Type out all the records word for word. Any pictures are to be left out.

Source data
■ ■ ■

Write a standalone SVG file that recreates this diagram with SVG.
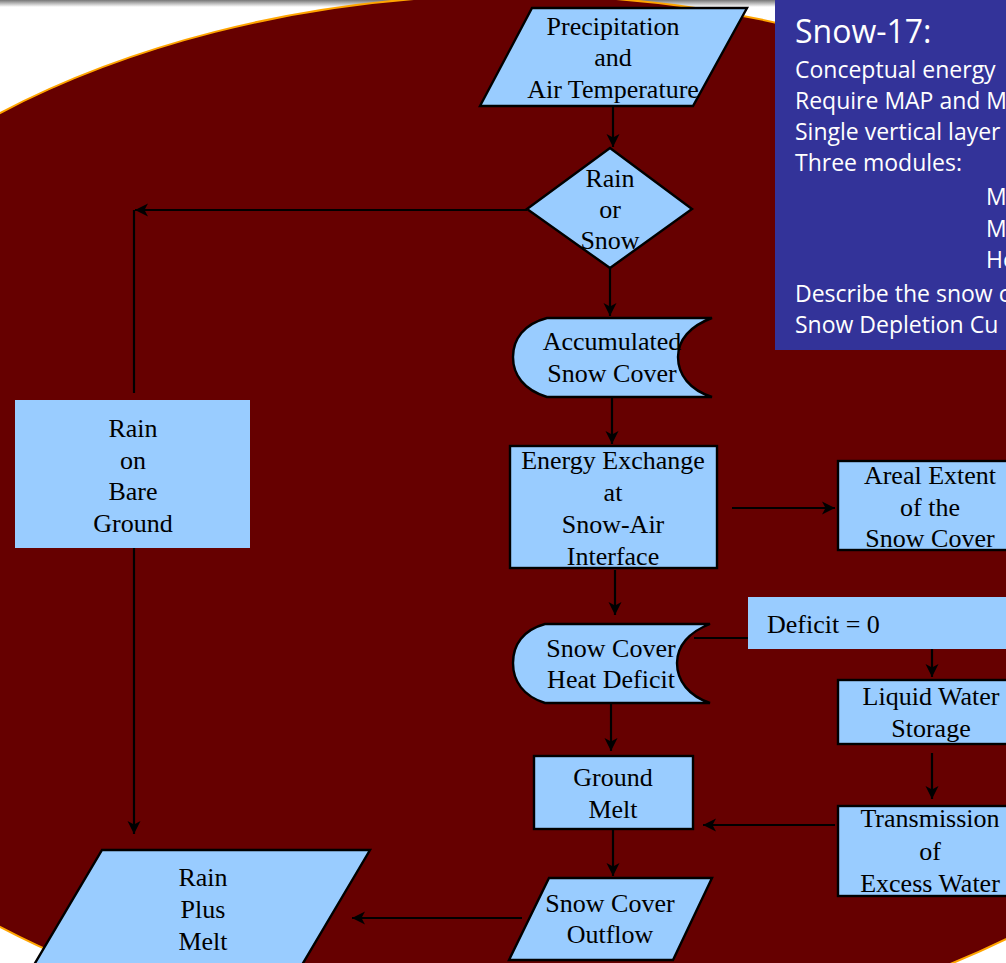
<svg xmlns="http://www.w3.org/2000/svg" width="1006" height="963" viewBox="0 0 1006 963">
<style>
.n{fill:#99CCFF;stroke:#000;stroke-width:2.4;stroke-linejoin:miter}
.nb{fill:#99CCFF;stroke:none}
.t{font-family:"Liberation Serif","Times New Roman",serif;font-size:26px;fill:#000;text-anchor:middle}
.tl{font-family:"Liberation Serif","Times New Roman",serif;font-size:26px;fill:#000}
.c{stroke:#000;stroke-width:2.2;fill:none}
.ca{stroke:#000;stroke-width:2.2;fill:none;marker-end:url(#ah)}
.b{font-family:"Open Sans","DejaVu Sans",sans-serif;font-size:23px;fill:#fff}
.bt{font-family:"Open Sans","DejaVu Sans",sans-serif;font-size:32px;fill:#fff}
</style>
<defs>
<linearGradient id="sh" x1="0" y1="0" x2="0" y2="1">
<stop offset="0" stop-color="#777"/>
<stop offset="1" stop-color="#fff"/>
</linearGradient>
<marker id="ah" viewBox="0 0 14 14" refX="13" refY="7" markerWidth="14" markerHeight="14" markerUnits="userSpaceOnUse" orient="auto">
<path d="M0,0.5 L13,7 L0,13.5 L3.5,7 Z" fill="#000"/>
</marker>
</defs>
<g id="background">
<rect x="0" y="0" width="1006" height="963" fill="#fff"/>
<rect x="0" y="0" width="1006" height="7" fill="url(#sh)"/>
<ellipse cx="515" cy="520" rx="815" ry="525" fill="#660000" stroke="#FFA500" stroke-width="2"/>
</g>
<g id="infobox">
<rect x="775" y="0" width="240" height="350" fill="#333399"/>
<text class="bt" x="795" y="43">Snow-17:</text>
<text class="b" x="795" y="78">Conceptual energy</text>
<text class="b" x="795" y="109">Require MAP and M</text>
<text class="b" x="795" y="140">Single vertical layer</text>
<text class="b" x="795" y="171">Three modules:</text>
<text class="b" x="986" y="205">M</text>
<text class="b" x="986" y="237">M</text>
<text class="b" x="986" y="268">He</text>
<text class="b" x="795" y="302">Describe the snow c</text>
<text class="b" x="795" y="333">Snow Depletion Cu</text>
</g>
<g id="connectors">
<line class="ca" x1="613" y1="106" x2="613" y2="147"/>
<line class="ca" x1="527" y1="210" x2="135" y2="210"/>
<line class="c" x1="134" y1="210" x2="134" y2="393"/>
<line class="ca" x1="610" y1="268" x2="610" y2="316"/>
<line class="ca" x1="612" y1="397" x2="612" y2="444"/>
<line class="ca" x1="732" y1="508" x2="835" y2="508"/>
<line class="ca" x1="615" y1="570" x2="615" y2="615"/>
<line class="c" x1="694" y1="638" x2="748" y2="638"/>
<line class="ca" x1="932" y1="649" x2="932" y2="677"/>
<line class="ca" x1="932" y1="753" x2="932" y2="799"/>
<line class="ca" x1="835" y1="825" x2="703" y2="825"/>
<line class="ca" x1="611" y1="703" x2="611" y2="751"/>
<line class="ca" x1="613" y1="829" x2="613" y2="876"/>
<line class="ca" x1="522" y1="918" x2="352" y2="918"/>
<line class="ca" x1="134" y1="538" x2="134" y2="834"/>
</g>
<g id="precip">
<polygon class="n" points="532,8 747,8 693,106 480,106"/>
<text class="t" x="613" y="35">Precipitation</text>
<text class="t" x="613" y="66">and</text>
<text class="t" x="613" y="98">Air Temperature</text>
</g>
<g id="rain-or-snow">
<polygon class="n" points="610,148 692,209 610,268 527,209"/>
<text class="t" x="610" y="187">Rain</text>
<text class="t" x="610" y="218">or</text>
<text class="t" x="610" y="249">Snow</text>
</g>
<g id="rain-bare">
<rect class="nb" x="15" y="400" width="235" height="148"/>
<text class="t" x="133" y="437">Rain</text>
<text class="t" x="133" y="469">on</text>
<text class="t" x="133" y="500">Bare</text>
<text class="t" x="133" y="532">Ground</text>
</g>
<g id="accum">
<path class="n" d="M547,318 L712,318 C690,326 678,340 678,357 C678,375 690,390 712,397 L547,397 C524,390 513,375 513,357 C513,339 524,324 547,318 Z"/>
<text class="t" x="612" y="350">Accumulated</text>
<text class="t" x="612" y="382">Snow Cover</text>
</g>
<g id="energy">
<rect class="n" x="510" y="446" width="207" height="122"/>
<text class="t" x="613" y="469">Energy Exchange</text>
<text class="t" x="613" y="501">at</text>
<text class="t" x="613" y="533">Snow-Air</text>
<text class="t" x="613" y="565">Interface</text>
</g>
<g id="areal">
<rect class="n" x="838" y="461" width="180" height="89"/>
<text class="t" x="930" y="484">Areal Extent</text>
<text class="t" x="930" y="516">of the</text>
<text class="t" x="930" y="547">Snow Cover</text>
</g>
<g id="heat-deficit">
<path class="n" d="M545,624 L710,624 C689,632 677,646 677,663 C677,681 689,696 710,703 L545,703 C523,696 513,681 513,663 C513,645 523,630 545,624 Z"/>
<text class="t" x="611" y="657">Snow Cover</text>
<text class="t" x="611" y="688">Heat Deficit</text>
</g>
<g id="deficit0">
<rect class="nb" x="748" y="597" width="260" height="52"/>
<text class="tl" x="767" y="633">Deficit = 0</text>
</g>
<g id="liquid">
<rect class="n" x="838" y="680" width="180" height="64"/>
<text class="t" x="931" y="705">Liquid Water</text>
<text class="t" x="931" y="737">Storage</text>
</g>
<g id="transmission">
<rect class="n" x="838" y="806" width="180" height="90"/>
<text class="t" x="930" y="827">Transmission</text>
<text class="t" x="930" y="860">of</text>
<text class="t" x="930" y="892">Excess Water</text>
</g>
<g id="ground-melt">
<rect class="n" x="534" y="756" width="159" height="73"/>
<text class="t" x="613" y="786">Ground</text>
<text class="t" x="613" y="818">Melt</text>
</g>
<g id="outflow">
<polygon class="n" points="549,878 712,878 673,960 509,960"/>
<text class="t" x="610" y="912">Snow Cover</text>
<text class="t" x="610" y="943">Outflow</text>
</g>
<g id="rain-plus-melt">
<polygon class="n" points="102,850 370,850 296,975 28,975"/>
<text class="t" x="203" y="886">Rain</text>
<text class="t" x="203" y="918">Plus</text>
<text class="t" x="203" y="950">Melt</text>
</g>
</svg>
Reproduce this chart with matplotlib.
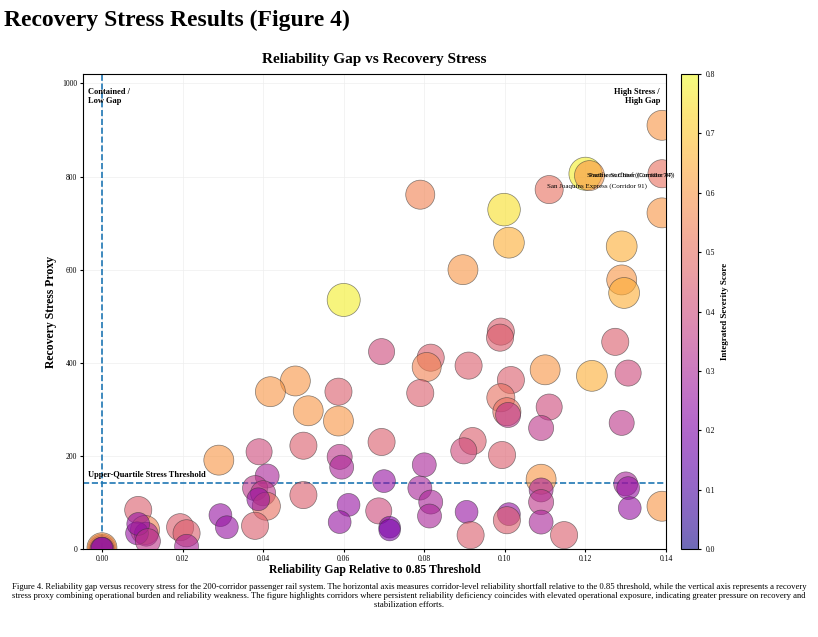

■ ■ ■

## Solution
Write a standalone SVG file that recreates this diagram with SVG.
<svg xmlns="http://www.w3.org/2000/svg" width="1006" height="963" viewBox="0 0 1006 963">
<style>
.n{fill:#99CCFF;stroke:#000;stroke-width:2.4;stroke-linejoin:miter}
.nb{fill:#99CCFF;stroke:none}
.t{font-family:"Liberation Serif","Times New Roman",serif;font-size:26px;fill:#000;text-anchor:middle}
.tl{font-family:"Liberation Serif","Times New Roman",serif;font-size:26px;fill:#000}
.c{stroke:#000;stroke-width:2.2;fill:none}
.ca{stroke:#000;stroke-width:2.2;fill:none;marker-end:url(#ah)}
.b{font-family:"Open Sans","DejaVu Sans",sans-serif;font-size:23px;fill:#fff}
.bt{font-family:"Open Sans","DejaVu Sans",sans-serif;font-size:32px;fill:#fff}
</style>
<defs>
<linearGradient id="sh" x1="0" y1="0" x2="0" y2="1">
<stop offset="0" stop-color="#777"/>
<stop offset="1" stop-color="#fff"/>
</linearGradient>
<marker id="ah" viewBox="0 0 14 14" refX="13" refY="7" markerWidth="14" markerHeight="14" markerUnits="userSpaceOnUse" orient="auto">
<path d="M0,0.5 L13,7 L0,13.5 L3.5,7 Z" fill="#000"/>
</marker>
</defs>
<g id="background">
<rect x="0" y="0" width="1006" height="963" fill="#fff"/>
<rect x="0" y="0" width="1006" height="7" fill="url(#sh)"/>
<ellipse cx="515" cy="520" rx="815" ry="525" fill="#660000" stroke="#FFA500" stroke-width="2"/>
</g>
<g id="infobox">
<rect x="775" y="0" width="240" height="350" fill="#333399"/>
<text class="bt" x="795" y="43">Snow-17:</text>
<text class="b" x="795" y="78">Conceptual energy</text>
<text class="b" x="795" y="109">Require MAP and M</text>
<text class="b" x="795" y="140">Single vertical layer</text>
<text class="b" x="795" y="171">Three modules:</text>
<text class="b" x="986" y="205">M</text>
<text class="b" x="986" y="237">M</text>
<text class="b" x="986" y="268">He</text>
<text class="b" x="795" y="302">Describe the snow c</text>
<text class="b" x="795" y="333">Snow Depletion Cu</text>
</g>
<g id="connectors">
<line class="ca" x1="613" y1="106" x2="613" y2="147"/>
<line class="ca" x1="527" y1="210" x2="135" y2="210"/>
<line class="c" x1="134" y1="210" x2="134" y2="393"/>
<line class="ca" x1="610" y1="268" x2="610" y2="316"/>
<line class="ca" x1="612" y1="397" x2="612" y2="444"/>
<line class="ca" x1="732" y1="508" x2="835" y2="508"/>
<line class="ca" x1="615" y1="570" x2="615" y2="615"/>
<line class="c" x1="694" y1="638" x2="748" y2="638"/>
<line class="ca" x1="932" y1="649" x2="932" y2="677"/>
<line class="ca" x1="932" y1="753" x2="932" y2="799"/>
<line class="ca" x1="835" y1="825" x2="703" y2="825"/>
<line class="ca" x1="611" y1="703" x2="611" y2="751"/>
<line class="ca" x1="613" y1="829" x2="613" y2="876"/>
<line class="ca" x1="522" y1="918" x2="352" y2="918"/>
<line class="ca" x1="134" y1="538" x2="134" y2="834"/>
</g>
<g id="precip">
<polygon class="n" points="532,8 747,8 693,106 480,106"/>
<text class="t" x="613" y="35">Precipitation</text>
<text class="t" x="613" y="66">and</text>
<text class="t" x="613" y="98">Air Temperature</text>
</g>
<g id="rain-or-snow">
<polygon class="n" points="610,148 692,209 610,268 527,209"/>
<text class="t" x="610" y="187">Rain</text>
<text class="t" x="610" y="218">or</text>
<text class="t" x="610" y="249">Snow</text>
</g>
<g id="rain-bare">
<rect class="nb" x="15" y="400" width="235" height="148"/>
<text class="t" x="133" y="437">Rain</text>
<text class="t" x="133" y="469">on</text>
<text class="t" x="133" y="500">Bare</text>
<text class="t" x="133" y="532">Ground</text>
</g>
<g id="accum">
<path class="n" d="M547,318 L712,318 C690,326 678,340 678,357 C678,375 690,390 712,397 L547,397 C524,390 513,375 513,357 C513,339 524,324 547,318 Z"/>
<text class="t" x="612" y="350">Accumulated</text>
<text class="t" x="612" y="382">Snow Cover</text>
</g>
<g id="energy">
<rect class="n" x="510" y="446" width="207" height="122"/>
<text class="t" x="613" y="469">Energy Exchange</text>
<text class="t" x="613" y="501">at</text>
<text class="t" x="613" y="533">Snow-Air</text>
<text class="t" x="613" y="565">Interface</text>
</g>
<g id="areal">
<rect class="n" x="838" y="461" width="180" height="89"/>
<text class="t" x="930" y="484">Areal Extent</text>
<text class="t" x="930" y="516">of the</text>
<text class="t" x="930" y="547">Snow Cover</text>
</g>
<g id="heat-deficit">
<path class="n" d="M545,624 L710,624 C689,632 677,646 677,663 C677,681 689,696 710,703 L545,703 C523,696 513,681 513,663 C513,645 523,630 545,624 Z"/>
<text class="t" x="611" y="657">Snow Cover</text>
<text class="t" x="611" y="688">Heat Deficit</text>
</g>
<g id="deficit0">
<rect class="nb" x="748" y="597" width="260" height="52"/>
<text class="tl" x="767" y="633">Deficit = 0</text>
</g>
<g id="liquid">
<rect class="n" x="838" y="680" width="180" height="64"/>
<text class="t" x="931" y="705">Liquid Water</text>
<text class="t" x="931" y="737">Storage</text>
</g>
<g id="transmission">
<rect class="n" x="838" y="806" width="180" height="90"/>
<text class="t" x="930" y="827">Transmission</text>
<text class="t" x="930" y="860">of</text>
<text class="t" x="930" y="892">Excess Water</text>
</g>
<g id="ground-melt">
<rect class="n" x="534" y="756" width="159" height="73"/>
<text class="t" x="613" y="786">Ground</text>
<text class="t" x="613" y="818">Melt</text>
</g>
<g id="outflow">
<polygon class="n" points="549,878 712,878 673,960 509,960"/>
<text class="t" x="610" y="912">Snow Cover</text>
<text class="t" x="610" y="943">Outflow</text>
</g>
<g id="rain-plus-melt">
<polygon class="n" points="102,850 370,850 296,975 28,975"/>
<text class="t" x="203" y="886">Rain</text>
<text class="t" x="203" y="918">Plus</text>
<text class="t" x="203" y="950">Melt</text>
</g>
</svg>
Reproduce this chart with matplotlib.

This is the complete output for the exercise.